* Data in this exercise
━━━━━━━━

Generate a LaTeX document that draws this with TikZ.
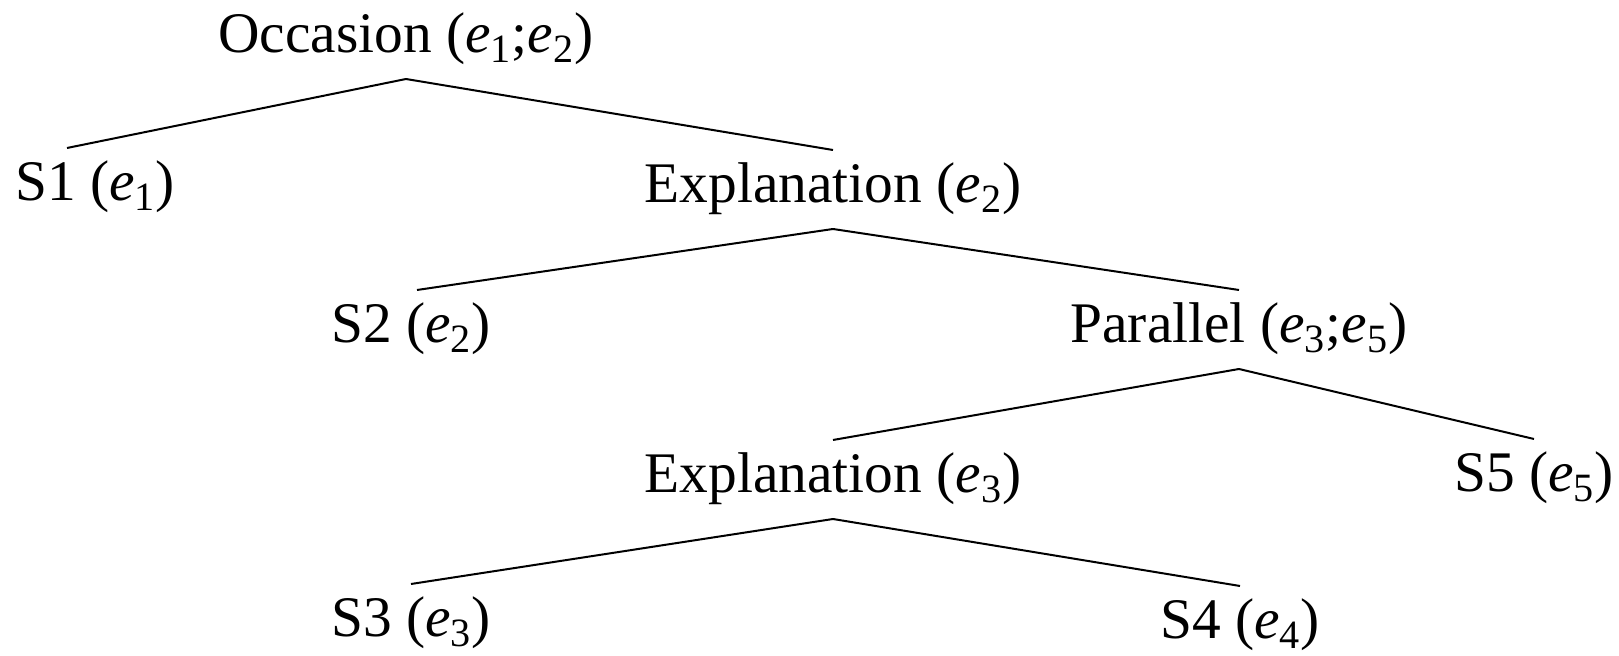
\documentclass[tikz,border=0pt]{standalone}
\usepackage{fontspec}
\setmainfont{Liberation Serif}
\usetikzlibrary{positioning}
\tikzset{every picture/.style={line width=1pt}}
\newcommand{\ev}[1]{\textit{e}\textsubscript{#1}}

\begin{document}
\begin{tikzpicture}[x=0.5pt, y=-0.5pt,
    lbl/.style={anchor=base, inner sep=0pt, font=\fontsize{28.7}{32}\selectfont}]
    \useasboundingbox (0,0) rectangle (1619,656);

    % 根节点
    \node[lbl] (occ) at (406,53) {Occasion (\ev{1};\ev{2})};

    % 第二层
    \node[lbl] (s1)  at (95,201)  {S1 (\ev{1})};
    \node[lbl] (exa) at (833,203) {Explanation (\ev{2})};

    % 第三层
    \node[lbl] (s2)  at (411,343)  {S2 (\ev{2})};
    \node[lbl] (par) at (1239,343) {Parallel (\ev{3};\ev{5})};

    % 第四层
    \node[lbl] (exb) at (833,493)  {Explanation (\ev{3})};
    \node[lbl] (s5)  at (1534,492) {S5 (\ev{5})};

    % 第五层
    \node[lbl] (s3) at (411,637)  {S3 (\ev{3})};
    \node[lbl] (s4) at (1240,639) {S4 (\ev{4})};

    % 连线
    \foreach \p/\c/\dx in {occ/s1/-14pt, occ/exa/0pt, exa/s2/3pt, exa/par/0pt,
                           par/exb/0pt, par/s5/0pt, exb/s3/0pt, exb/s4/0pt}
        \draw ([yshift=-13pt]\p.base) -- ([xshift=\dx, yshift=26.5pt]\c.base);
\end{tikzpicture}
\end{document}
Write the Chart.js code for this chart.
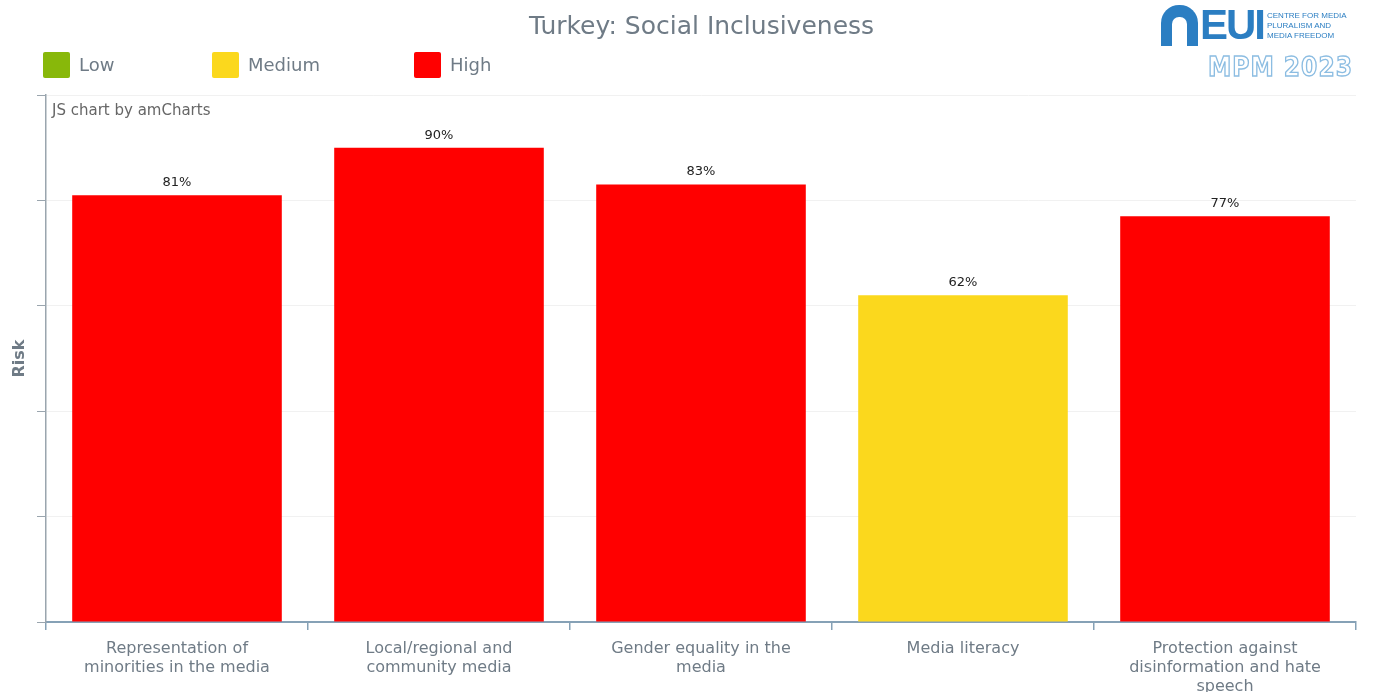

━━━━━━━━

* What the task requires
Restate the records word for word, omitting images.

* Answer to this problem
Generate a LaTeX document that draws this with TikZ.
\documentclass[tikz,border=0pt]{standalone}
\usepackage{fontspec}
\setmainfont{Liberation Serif}
\usetikzlibrary{positioning}
\tikzset{every picture/.style={line width=1pt}}
\newcommand{\ev}[1]{\textit{e}\textsubscript{#1}}

\begin{document}
\begin{tikzpicture}[x=0.5pt, y=-0.5pt,
    lbl/.style={anchor=base, inner sep=0pt, font=\fontsize{28.7}{32}\selectfont}]
    \useasboundingbox (0,0) rectangle (1619,656);

    % 根节点
    \node[lbl] (occ) at (406,53) {Occasion (\ev{1};\ev{2})};

    % 第二层
    \node[lbl] (s1)  at (95,201)  {S1 (\ev{1})};
    \node[lbl] (exa) at (833,203) {Explanation (\ev{2})};

    % 第三层
    \node[lbl] (s2)  at (411,343)  {S2 (\ev{2})};
    \node[lbl] (par) at (1239,343) {Parallel (\ev{3};\ev{5})};

    % 第四层
    \node[lbl] (exb) at (833,493)  {Explanation (\ev{3})};
    \node[lbl] (s5)  at (1534,492) {S5 (\ev{5})};

    % 第五层
    \node[lbl] (s3) at (411,637)  {S3 (\ev{3})};
    \node[lbl] (s4) at (1240,639) {S4 (\ev{4})};

    % 连线
    \foreach \p/\c/\dx in {occ/s1/-14pt, occ/exa/0pt, exa/s2/3pt, exa/par/0pt,
                           par/exb/0pt, par/s5/0pt, exb/s3/0pt, exb/s4/0pt}
        \draw ([yshift=-13pt]\p.base) -- ([xshift=\dx, yshift=26.5pt]\c.base);
\end{tikzpicture}
\end{document}
Write the Chart.js code for this chart.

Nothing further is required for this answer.